◆ GIVEN REQUEST:
Repeat the material below exactly, with no pictures.

───── STORED ROWS ─────

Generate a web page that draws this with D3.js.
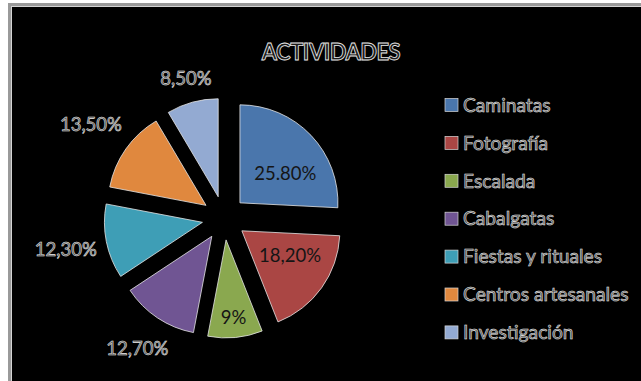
<!DOCTYPE html>
<html>
<head>
<meta charset="utf-8">
<script src="https://cdn.jsdelivr.net/npm/d3@7"></script>
<style>
  html, body { margin: 0; padding: 0; background: #ffffff; }
  svg { display: block; }
  text { font-family: Lato, "Open Sans", sans-serif; }
</style>
</head>
<body>
<svg id="chart" width="641" height="381"></svg>
<script>
// Activity shares (percent), drawn clockwise from 12 o'clock
const categories = ["Caminatas", "Fotografía", "Escalada", "Cabalgatas",
                    "Fiestas y rituales", "Centros artesanales", "Investigación"];
const values = [25.8, 18.2, 9, 12.7, 12.3, 13.5, 8.5];
const valueLabels = ["25.80%", "18,20%", "9%", "12,70%", "12,30%", "13,50%", "8,50%"];
const labelInside = [true, true, true, false, false, false, false];
const colors = ["#4a76ac", "#aa4644", "#8aa84f", "#705593", "#3e9eb6", "#e0883e", "#93aad2"];
const title = "ACTIVIDADES";

const svg = d3.select("#chart");

// Framed black panel
svg.append("rect").attr("x", 8).attr("y", 3).attr("width", 660).attr("height", 400).attr("fill", "#9a9a9a");
svg.append("rect").attr("x", 11).attr("y", 6).attr("width", 660).attr("height", 400).attr("fill", "#d4d4d4");
svg.append("rect").attr("x", 12).attr("y", 7).attr("width", 660).attr("height", 400).attr("fill", "#000000");

// Outlined-text look used for the title, legend and outer labels
function outlined(sel, fill, w) {
  return sel.attr("fill", fill).attr("stroke", "#ececec").attr("stroke-width", w || 0.55);
}

outlined(svg.append("text")
  .attr("x", 331).attr("y", 60)
  .attr("text-anchor", "middle")
  .attr("font-size", 22).attr("font-weight", 700)
  .attr("letter-spacing", -0.5)
  .text(title), "#1a1a1a", 0.8);

// Exploded pie
const cx = 224, cy = 218, radius = 98, explode = 22;
const pie = d3.pie().sort(null).value(d => d)(values);
const arc = d3.arc().innerRadius(0).outerRadius(radius);
const mid = d => (d.startAngle + d.endAngle) / 2;

const g = svg.append("g").attr("transform", `translate(${cx},${cy})`);

g.selectAll("path.slice").data(pie).join("path")
  .attr("class", "slice")
  .attr("transform", d => `translate(${explode * Math.sin(mid(d))},${-explode * Math.cos(mid(d))})`)
  .attr("d", arc)
  .attr("fill", (d, i) => colors[i])
  .attr("stroke", "#e6e6e6")
  .attr("stroke-width", 0.8);

// Value labels: inside wide wedges, pushed outward for narrow ones; others past the rim
const labels = g.selectAll("text.val").data(pie).join("text")
  .attr("class", "val")
  .attr("text-anchor", "middle")
  .attr("dy", "0.35em")
  .attr("font-size", 18.5)
  .text((d, i) => valueLabels[i]);

labels.each(function (d, i) {
  const t = d3.select(this);
  const a = mid(d);
  const span = (d.endAngle - d.startAngle) * 180 / Math.PI;
  let x, y;
  if (labelInside[i]) {
    const frac = span >= 60 ? 0.55 : 0.55 + (60 - span) * 0.009;
    const turn = span >= 60 ? (Math.PI / 2 - a) * 0.25 : 0;
    const ang = a + turn;
    const ox = explode * Math.sin(a), oy = -explode * Math.cos(a);
    x = ox + radius * frac * Math.sin(ang);
    y = oy - radius * frac * Math.cos(ang);
    t.attr("fill", "#151515");
  } else {
    outlined(t, "#4a4a4a");
    const bb = this.getBBox();
    const s = Math.sin(a), c = Math.cos(a);
    const dist = explode + radius + 7 + 12 * Math.abs(s * c)
               + bb.width / 2 * Math.abs(s) + 8 * Math.abs(c);
    x = dist * s;
    y = -dist * c;
  }
  t.attr("x", x).attr("y", y);
});

// Legend
const legend = svg.append("g").attr("transform", "translate(445,105)");
const rows = legend.selectAll("g").data(categories).join("g")
  .attr("transform", (d, i) => `translate(0,${i * 37.9})`);
rows.append("rect")
  .attr("x", 0).attr("y", -6.5).attr("width", 13).attr("height", 13)
  .attr("fill", (d, i) => colors[i])
  .attr("stroke", "#d8d8d8").attr("stroke-width", 0.7);
outlined(rows.append("text")
  .attr("x", 18).attr("dy", "0.35em")
  .attr("font-size", 19.2)
  .text(d => d), "#4a4a4a");
</script>
</body>
</html>
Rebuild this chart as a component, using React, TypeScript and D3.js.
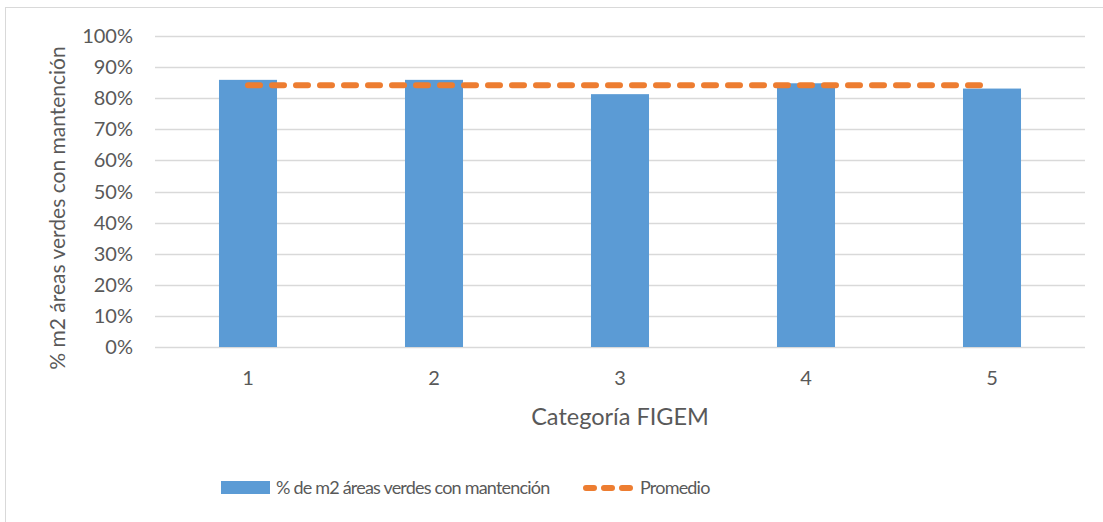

─────

◆ OUTPUT FOR THIS TASK:
Generate a web page that draws this with D3.js.
<!DOCTYPE html>
<html>
<head>
<meta charset="utf-8">
<script src="https://cdn.jsdelivr.net/npm/d3@7"></script>
<style>
  html, body { margin: 0; padding: 0; background: #ffffff; }
  svg { display: block; }
  text { font-family: Lato, "Open Sans", sans-serif; }
</style>
</head>
<body>
<svg id="chart" width="641" height="381"></svg>
<script>
// Activity shares (percent), drawn clockwise from 12 o'clock
const categories = ["Caminatas", "Fotografía", "Escalada", "Cabalgatas",
                    "Fiestas y rituales", "Centros artesanales", "Investigación"];
const values = [25.8, 18.2, 9, 12.7, 12.3, 13.5, 8.5];
const valueLabels = ["25.80%", "18,20%", "9%", "12,70%", "12,30%", "13,50%", "8,50%"];
const labelInside = [true, true, true, false, false, false, false];
const colors = ["#4a76ac", "#aa4644", "#8aa84f", "#705593", "#3e9eb6", "#e0883e", "#93aad2"];
const title = "ACTIVIDADES";

const svg = d3.select("#chart");

// Framed black panel
svg.append("rect").attr("x", 8).attr("y", 3).attr("width", 660).attr("height", 400).attr("fill", "#9a9a9a");
svg.append("rect").attr("x", 11).attr("y", 6).attr("width", 660).attr("height", 400).attr("fill", "#d4d4d4");
svg.append("rect").attr("x", 12).attr("y", 7).attr("width", 660).attr("height", 400).attr("fill", "#000000");

// Outlined-text look used for the title, legend and outer labels
function outlined(sel, fill, w) {
  return sel.attr("fill", fill).attr("stroke", "#ececec").attr("stroke-width", w || 0.55);
}

outlined(svg.append("text")
  .attr("x", 331).attr("y", 60)
  .attr("text-anchor", "middle")
  .attr("font-size", 22).attr("font-weight", 700)
  .attr("letter-spacing", -0.5)
  .text(title), "#1a1a1a", 0.8);

// Exploded pie
const cx = 224, cy = 218, radius = 98, explode = 22;
const pie = d3.pie().sort(null).value(d => d)(values);
const arc = d3.arc().innerRadius(0).outerRadius(radius);
const mid = d => (d.startAngle + d.endAngle) / 2;

const g = svg.append("g").attr("transform", `translate(${cx},${cy})`);

g.selectAll("path.slice").data(pie).join("path")
  .attr("class", "slice")
  .attr("transform", d => `translate(${explode * Math.sin(mid(d))},${-explode * Math.cos(mid(d))})`)
  .attr("d", arc)
  .attr("fill", (d, i) => colors[i])
  .attr("stroke", "#e6e6e6")
  .attr("stroke-width", 0.8);

// Value labels: inside wide wedges, pushed outward for narrow ones; others past the rim
const labels = g.selectAll("text.val").data(pie).join("text")
  .attr("class", "val")
  .attr("text-anchor", "middle")
  .attr("dy", "0.35em")
  .attr("font-size", 18.5)
  .text((d, i) => valueLabels[i]);

labels.each(function (d, i) {
  const t = d3.select(this);
  const a = mid(d);
  const span = (d.endAngle - d.startAngle) * 180 / Math.PI;
  let x, y;
  if (labelInside[i]) {
    const frac = span >= 60 ? 0.55 : 0.55 + (60 - span) * 0.009;
    const turn = span >= 60 ? (Math.PI / 2 - a) * 0.25 : 0;
    const ang = a + turn;
    const ox = explode * Math.sin(a), oy = -explode * Math.cos(a);
    x = ox + radius * frac * Math.sin(ang);
    y = oy - radius * frac * Math.cos(ang);
    t.attr("fill", "#151515");
  } else {
    outlined(t, "#4a4a4a");
    const bb = this.getBBox();
    const s = Math.sin(a), c = Math.cos(a);
    const dist = explode + radius + 7 + 12 * Math.abs(s * c)
               + bb.width / 2 * Math.abs(s) + 8 * Math.abs(c);
    x = dist * s;
    y = -dist * c;
  }
  t.attr("x", x).attr("y", y);
});

// Legend
const legend = svg.append("g").attr("transform", "translate(445,105)");
const rows = legend.selectAll("g").data(categories).join("g")
  .attr("transform", (d, i) => `translate(0,${i * 37.9})`);
rows.append("rect")
  .attr("x", 0).attr("y", -6.5).attr("width", 13).attr("height", 13)
  .attr("fill", (d, i) => colors[i])
  .attr("stroke", "#d8d8d8").attr("stroke-width", 0.7);
outlined(rows.append("text")
  .attr("x", 18).attr("dy", "0.35em")
  .attr("font-size", 19.2)
  .text(d => d), "#4a4a4a");
</script>
</body>
</html>
Rebuild this chart as a component, using React, TypeScript and D3.js.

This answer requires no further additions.